Friday, October 27, 2006

COMMUNICATION BREAKDOWN. I got to an advance screening of Babel this week. I've never seen Iñárritu's other movies (Amores Perros, 21 Grams), but I can see why he's a big deal. He's really good at showing the undramatic ways in which dramatic events develop. Two brothers, each jealous of the other's claims on their father, wind up shooting a tourist; a young deaf girl seems perfectly well-socialized within her peer group, but when she is casually reminded of the doors that are closed to her, she begins to act out sexually; a Mexican nanny wants to go to her son's wedding and takes a risk that has a good chance of working out -- until her nephew takes a risk of his own that turns everything into a nightmare.
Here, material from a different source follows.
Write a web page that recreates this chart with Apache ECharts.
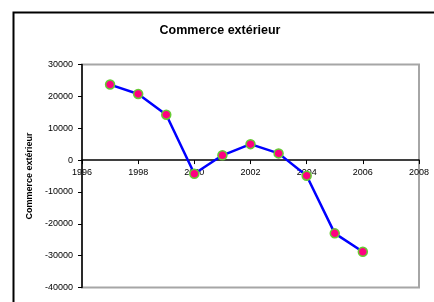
<!DOCTYPE html>
<html><head><meta charset="utf-8">
<script src="https://cdn.jsdelivr.net/npm/echarts@6/dist/echarts.min.js"></script>
<style>html,body{margin:0;padding:0;background:#fff}#c{width:434px;height:302px}</style>
</head><body><div id="c"></div>
<script>
var years = [1997, 1998, 1999, 2000, 2001, 2002, 2003, 2004, 2005, 2006];
var values = [23700, 20750, 14250, -4300, 1500, 5000, 2100, -4900, -23000, -28800];
var titleText = "Commerce extérieur";
var yTitle = "Commerce extérieur";

var data = years.map(function (y, i) { return [y, values[i]]; });
var font = "Liberation Sans, Arial, sans-serif";
var yMin = -40000, yMax = 30000;
var gridTop = 64.5, gridBottom = 14.5, H = 302;
var plotH = H - gridTop - gridBottom;
var zeroOffset = -plotH * (0 - yMin) / (yMax - yMin);
var chart = echarts.init(document.getElementById('c'), null, {renderer: 'canvas'});
chart.setOption({
  animation: false,
  backgroundColor: '#fff',
  title: {
    text: titleText, left: 215, top: 19, textAlign: 'center',
    textStyle: {fontFamily: font, fontSize: 12.5, fontWeight: 'bold', color: '#000'}
  },
  graphic: [{
    type: 'rect', left: 11, top: 10, shape: {width: 440, height: 310},
    style: {fill: 'none', stroke: '#000', lineWidth: 2}, silent: true
  }],
  grid: {left: 82, right: 15, top: gridTop, bottom: gridBottom, show: true,
    borderColor: '#a6a6a6', borderWidth: 2, backgroundColor: 'transparent'},
  xAxis: {
    type: 'value', min: 1996, max: 2008, interval: 2,
    offset: zeroOffset,
    axisLine: {onZero: false, lineStyle: {color: '#000', width: 1.5}},
    axisTick: {show: true, length: 4, lineStyle: {color: '#000'}},
    axisLabel: {margin: 8, fontFamily: font, fontSize: 9, color: '#000', formatter: function (v) { return String(v); }},
    splitLine: {show: false}
  },
  yAxis: {
    type: 'value', min: yMin, max: yMax, interval: 10000,
    name: yTitle, nameLocation: 'middle', nameRotate: 90, nameGap: 45,
    nameTextStyle: {fontFamily: font, fontSize: 9, fontWeight: 'bold', color: '#000'},
    axisLine: {show: true, lineStyle: {color: '#000', width: 1.5}},
    axisTick: {show: true, length: 4, lineStyle: {color: '#000'}},
    axisLabel: {margin: 9, fontFamily: font, fontSize: 9, color: '#000', formatter: function (v) { return String(v); }},
    splitLine: {show: false}
  },
  series: [{
    type: 'line', data: data,
    lineStyle: {color: '#0000ff', width: 2.5},
    symbol: 'circle', symbolSize: 9,
    itemStyle: {color: '#ff0080', borderColor: '#66cc33', borderWidth: 1.5}
  }]
});
</script></body></html>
This shows great storytelling craft, but Iñárritu wanted something bigger than a mere story, and mashed a bunch of them up into some sort of thread-crossing statement picture. Unfortunately I don't know what the statement is supposed to be. Communication is obviously a big part of it -- language barriers, deafness, "Babel." But if you want to say that communication breakdowns are the cause of all the problems in the film, you have to define both "communication" and "problem" so broadly that they barely mean anything. If the Americans have wound up in Morocco because they can't talk to each other, does that mean getting shot is a communications problem? And do the boys get to the point of target practice because their conflict resolution skills are imperfectly developed, or because they're boys and have a gun?

Also, the film slows way down at the end, so that we may more fully experience, or wallow in, the agonies of the characters -- but at that point they were still strangers to me, and in fact I cared much less about all but one of them than I had at the outset. Only the deaf girl's story held me -- partly because Kikuchi Rinko's performance is so amazing, but also because her story had suffered the least from distractions: her deafness, and her adolescent simplicity, made it necessary for Iñárritu to focus intensely on her, and we could read a world of details into her silence. Brad Pitt and Cate Blanchett just can't compete with that, no matter how photogenically they suffer.

It occurs to me that this sort of multi-thread strategy breaks down dramatic interest of necessity, and that it only works if the multiple plots and casts coalesce to suggest a community that we can care about, as in Nashville or Dodes'ka-den. God knows Altman's stars, wannabes, and innocent bystanders chronically talk past one another, but their town still lives because their blind, groping need holds them together; Kurosawa's dump-dwellers have communications problems, too, and there's even a character who doesn't speak (well, maybe because he's really a ghost), but that's just what you expect from people who live so close to one another that each man must jealously guard his identity, or the private pain that is all he knows of it. (Though spouses are interchangable. Damn, that's a beautiful movie; I wish I could watch it right now.)

If there's a community in Babel, it would seem to be The World. That may have been a little too big a target for Iñárritu, at least at this point. But he's got great skills, and he makes Morocco, Tokyo, and Tijuana feel so real in the short spaces devoted to each of them that I wonder what he could do for one place over an hour or so. Let me know when he makes a simpler movie.